++++ RECORDED INFORMATION ++++

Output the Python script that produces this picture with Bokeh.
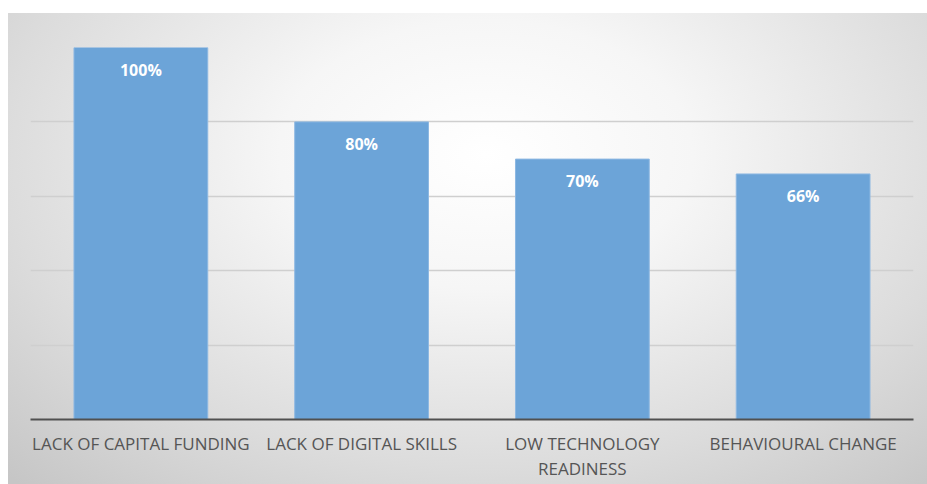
from bokeh.plotting import figure
from bokeh.models import ColumnDataSource, FixedTicker, FactorRange, Range1d
from bokeh.core.properties import value
from bokeh.embed import file_html
from bokeh.resources import INLINE

categories = ["LACK OF CAPITAL FUNDING", "LACK OF DIGITAL SKILLS",
              "LOW TECHNOLOGY\nREADINESS", "BEHAVIOURAL CHANGE"]
values = [100, 80, 70, 66]
value_labels = ["100%", "80%", "70%", "66%"]
grid_ticks = [0, 20, 40, 60, 80, 100]

src = ColumnDataSource(dict(cat=categories, val=values, lab=value_labels))

p = figure(width=919, height=471, x_range=FactorRange(*categories, range_padding=0),
           y_range=Range1d(0, 100), output_backend="svg", toolbar_location=None,
           min_border_left=22, min_border_right=14, min_border_top=34, min_border_bottom=65)
p.margin = (13, 0, 0, 8)
p.styles = {"background": "radial-gradient(ellipse 75% 95% at 52% 30%, #ffffff 0%, #f6f6f6 30%, #dcdcdc 70%, #c6c6c6 100%)"}
p.border_fill_color = None
p.background_fill_color = None
p.outline_line_color = None

p.vbar(x="cat", top="val", width=0.606, source=src, fill_color="#6CA4D8",
       line_color="#8DB8E2", line_width=1)
p.text(x="cat", y="val", text="lab", source=src, text_color="white",
       text_font=value("Open Sans"), text_font_style="bold", text_font_size="16px",
       text_align="center", text_baseline="middle", y_offset=22)

p.yaxis.visible = False
p.xgrid.grid_line_color = None
p.ygrid.ticker = FixedTicker(ticks=grid_ticks)
p.ygrid.grid_line_color = "#cfcfcf"
p.ygrid.grid_line_width = 1.5

ax = p.xaxis[0]
ax.axis_line_color = "#505050"
ax.axis_line_width = 2
ax.major_tick_line_color = None
ax.minor_tick_line_color = None
ax.major_label_text_font = "Open Sans"
ax.major_label_text_font_size = "17px"
ax.major_label_text_color = "#555555"
ax.major_label_standoff = 6
ax.major_label_text_line_height = 1.1

open("out.html", "w").write(file_html(p, INLINE))
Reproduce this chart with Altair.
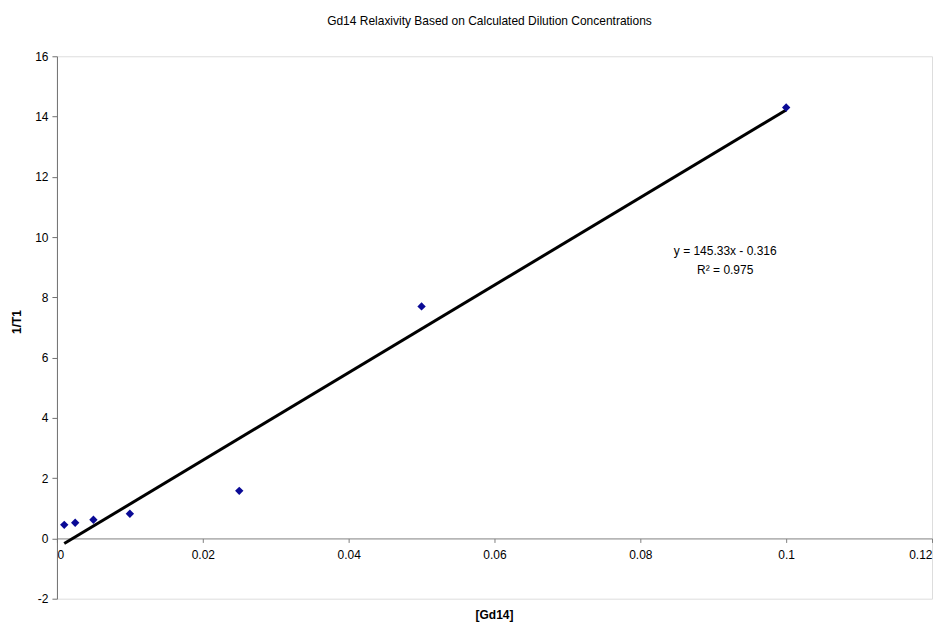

++++

OBJECTIVE:
Omit pictures; set down the rest of the material word for word.

RESULT OF THE TASK:
Output the Python script that produces this picture with Bokeh.
from bokeh.plotting import figure
from bokeh.models import ColumnDataSource, FixedTicker, FactorRange, Range1d
from bokeh.core.properties import value
from bokeh.embed import file_html
from bokeh.resources import INLINE

categories = ["LACK OF CAPITAL FUNDING", "LACK OF DIGITAL SKILLS",
              "LOW TECHNOLOGY\nREADINESS", "BEHAVIOURAL CHANGE"]
values = [100, 80, 70, 66]
value_labels = ["100%", "80%", "70%", "66%"]
grid_ticks = [0, 20, 40, 60, 80, 100]

src = ColumnDataSource(dict(cat=categories, val=values, lab=value_labels))

p = figure(width=919, height=471, x_range=FactorRange(*categories, range_padding=0),
           y_range=Range1d(0, 100), output_backend="svg", toolbar_location=None,
           min_border_left=22, min_border_right=14, min_border_top=34, min_border_bottom=65)
p.margin = (13, 0, 0, 8)
p.styles = {"background": "radial-gradient(ellipse 75% 95% at 52% 30%, #ffffff 0%, #f6f6f6 30%, #dcdcdc 70%, #c6c6c6 100%)"}
p.border_fill_color = None
p.background_fill_color = None
p.outline_line_color = None

p.vbar(x="cat", top="val", width=0.606, source=src, fill_color="#6CA4D8",
       line_color="#8DB8E2", line_width=1)
p.text(x="cat", y="val", text="lab", source=src, text_color="white",
       text_font=value("Open Sans"), text_font_style="bold", text_font_size="16px",
       text_align="center", text_baseline="middle", y_offset=22)

p.yaxis.visible = False
p.xgrid.grid_line_color = None
p.ygrid.ticker = FixedTicker(ticks=grid_ticks)
p.ygrid.grid_line_color = "#cfcfcf"
p.ygrid.grid_line_width = 1.5

ax = p.xaxis[0]
ax.axis_line_color = "#505050"
ax.axis_line_width = 2
ax.major_tick_line_color = None
ax.minor_tick_line_color = None
ax.major_label_text_font = "Open Sans"
ax.major_label_text_font_size = "17px"
ax.major_label_text_color = "#555555"
ax.major_label_standoff = 6
ax.major_label_text_line_height = 1.1

open("out.html", "w").write(file_html(p, INLINE))
Reproduce this chart with Altair.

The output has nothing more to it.